----- EXERCISE MATERIAL
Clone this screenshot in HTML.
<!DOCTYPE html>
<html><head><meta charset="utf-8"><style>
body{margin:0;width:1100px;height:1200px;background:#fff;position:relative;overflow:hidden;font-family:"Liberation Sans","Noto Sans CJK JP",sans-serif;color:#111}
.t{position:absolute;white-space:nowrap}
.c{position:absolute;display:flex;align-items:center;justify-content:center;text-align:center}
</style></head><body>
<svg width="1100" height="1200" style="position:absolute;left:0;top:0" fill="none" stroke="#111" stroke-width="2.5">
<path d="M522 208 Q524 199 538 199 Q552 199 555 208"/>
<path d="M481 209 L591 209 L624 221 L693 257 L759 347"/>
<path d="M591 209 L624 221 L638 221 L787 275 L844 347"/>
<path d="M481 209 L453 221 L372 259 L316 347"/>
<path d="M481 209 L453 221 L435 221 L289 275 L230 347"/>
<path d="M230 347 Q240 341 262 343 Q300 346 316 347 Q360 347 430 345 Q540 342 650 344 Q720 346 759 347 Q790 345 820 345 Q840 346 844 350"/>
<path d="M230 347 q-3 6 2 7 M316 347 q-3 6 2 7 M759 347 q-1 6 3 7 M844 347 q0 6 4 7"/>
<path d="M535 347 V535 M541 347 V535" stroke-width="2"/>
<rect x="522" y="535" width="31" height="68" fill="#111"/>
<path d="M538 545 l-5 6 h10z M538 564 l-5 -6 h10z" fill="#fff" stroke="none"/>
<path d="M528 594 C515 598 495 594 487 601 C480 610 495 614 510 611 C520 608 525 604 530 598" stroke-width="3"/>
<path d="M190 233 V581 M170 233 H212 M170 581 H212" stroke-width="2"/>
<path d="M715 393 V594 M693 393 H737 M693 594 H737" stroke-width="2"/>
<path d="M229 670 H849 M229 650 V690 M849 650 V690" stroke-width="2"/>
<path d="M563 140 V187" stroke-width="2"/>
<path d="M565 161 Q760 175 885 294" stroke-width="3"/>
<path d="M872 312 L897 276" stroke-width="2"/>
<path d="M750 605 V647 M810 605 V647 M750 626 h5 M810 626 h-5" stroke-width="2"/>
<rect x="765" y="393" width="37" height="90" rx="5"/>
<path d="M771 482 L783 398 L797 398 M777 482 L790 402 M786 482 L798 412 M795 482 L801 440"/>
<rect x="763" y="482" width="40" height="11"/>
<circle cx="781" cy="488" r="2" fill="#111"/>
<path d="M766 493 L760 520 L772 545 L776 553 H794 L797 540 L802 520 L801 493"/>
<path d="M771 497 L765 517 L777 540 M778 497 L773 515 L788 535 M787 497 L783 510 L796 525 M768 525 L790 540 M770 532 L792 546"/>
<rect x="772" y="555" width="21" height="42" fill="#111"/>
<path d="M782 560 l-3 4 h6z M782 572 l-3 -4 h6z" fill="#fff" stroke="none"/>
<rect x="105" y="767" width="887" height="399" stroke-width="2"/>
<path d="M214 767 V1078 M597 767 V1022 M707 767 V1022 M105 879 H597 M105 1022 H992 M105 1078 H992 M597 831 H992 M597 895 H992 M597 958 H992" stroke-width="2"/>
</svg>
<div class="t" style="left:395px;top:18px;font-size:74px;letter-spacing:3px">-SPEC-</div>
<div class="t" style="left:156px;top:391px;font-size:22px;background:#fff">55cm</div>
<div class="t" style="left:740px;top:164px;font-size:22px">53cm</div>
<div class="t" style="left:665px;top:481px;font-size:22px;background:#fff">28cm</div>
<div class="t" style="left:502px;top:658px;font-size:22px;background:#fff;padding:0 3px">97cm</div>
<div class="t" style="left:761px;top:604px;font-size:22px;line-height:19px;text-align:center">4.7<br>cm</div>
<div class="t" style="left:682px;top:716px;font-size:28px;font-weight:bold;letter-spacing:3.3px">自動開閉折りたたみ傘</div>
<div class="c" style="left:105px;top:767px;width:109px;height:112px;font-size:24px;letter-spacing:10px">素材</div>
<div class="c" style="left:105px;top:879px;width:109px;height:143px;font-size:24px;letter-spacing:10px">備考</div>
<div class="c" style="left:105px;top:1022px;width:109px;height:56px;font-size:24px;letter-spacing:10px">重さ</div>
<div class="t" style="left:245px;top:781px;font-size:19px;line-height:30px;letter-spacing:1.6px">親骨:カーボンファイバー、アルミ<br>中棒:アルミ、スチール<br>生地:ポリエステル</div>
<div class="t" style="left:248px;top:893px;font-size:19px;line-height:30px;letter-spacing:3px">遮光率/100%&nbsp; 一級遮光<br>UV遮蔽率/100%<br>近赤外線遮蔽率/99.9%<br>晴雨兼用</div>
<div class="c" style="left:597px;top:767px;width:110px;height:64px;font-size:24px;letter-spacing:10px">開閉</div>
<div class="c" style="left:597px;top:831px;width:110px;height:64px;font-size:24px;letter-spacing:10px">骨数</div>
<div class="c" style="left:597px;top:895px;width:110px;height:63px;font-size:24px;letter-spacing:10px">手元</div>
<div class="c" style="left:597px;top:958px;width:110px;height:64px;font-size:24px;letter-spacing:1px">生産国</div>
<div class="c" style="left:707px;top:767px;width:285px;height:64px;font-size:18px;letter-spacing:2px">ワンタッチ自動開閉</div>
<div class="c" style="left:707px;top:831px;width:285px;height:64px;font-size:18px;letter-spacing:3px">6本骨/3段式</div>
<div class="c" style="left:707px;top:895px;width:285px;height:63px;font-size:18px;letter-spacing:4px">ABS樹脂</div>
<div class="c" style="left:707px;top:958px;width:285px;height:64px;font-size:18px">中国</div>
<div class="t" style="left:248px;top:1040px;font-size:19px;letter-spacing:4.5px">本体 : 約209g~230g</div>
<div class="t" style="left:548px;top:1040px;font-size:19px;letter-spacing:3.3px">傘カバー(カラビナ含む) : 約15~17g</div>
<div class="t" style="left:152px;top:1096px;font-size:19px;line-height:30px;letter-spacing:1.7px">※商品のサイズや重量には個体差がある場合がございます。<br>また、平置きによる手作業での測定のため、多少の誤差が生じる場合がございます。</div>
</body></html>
----------
----- EXERCISE MATERIAL
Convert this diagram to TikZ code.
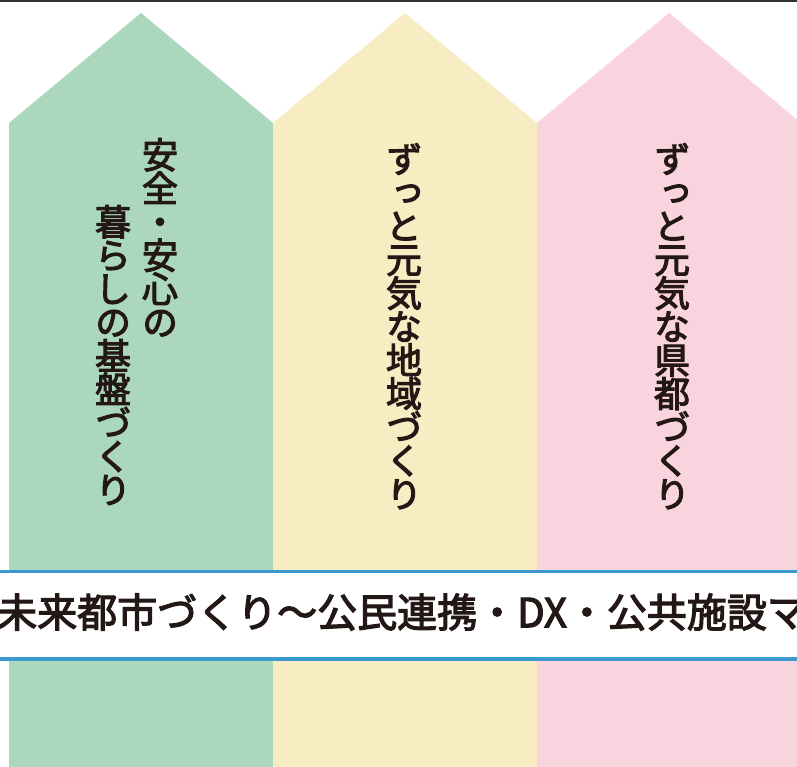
----------
- [TASK TO COMPLETE]: Set out every line from the material that contains the string "this".

- [ANSWER TO THE TASK]:
Clone this screenshot in HTML.
Convert this diagram to TikZ code.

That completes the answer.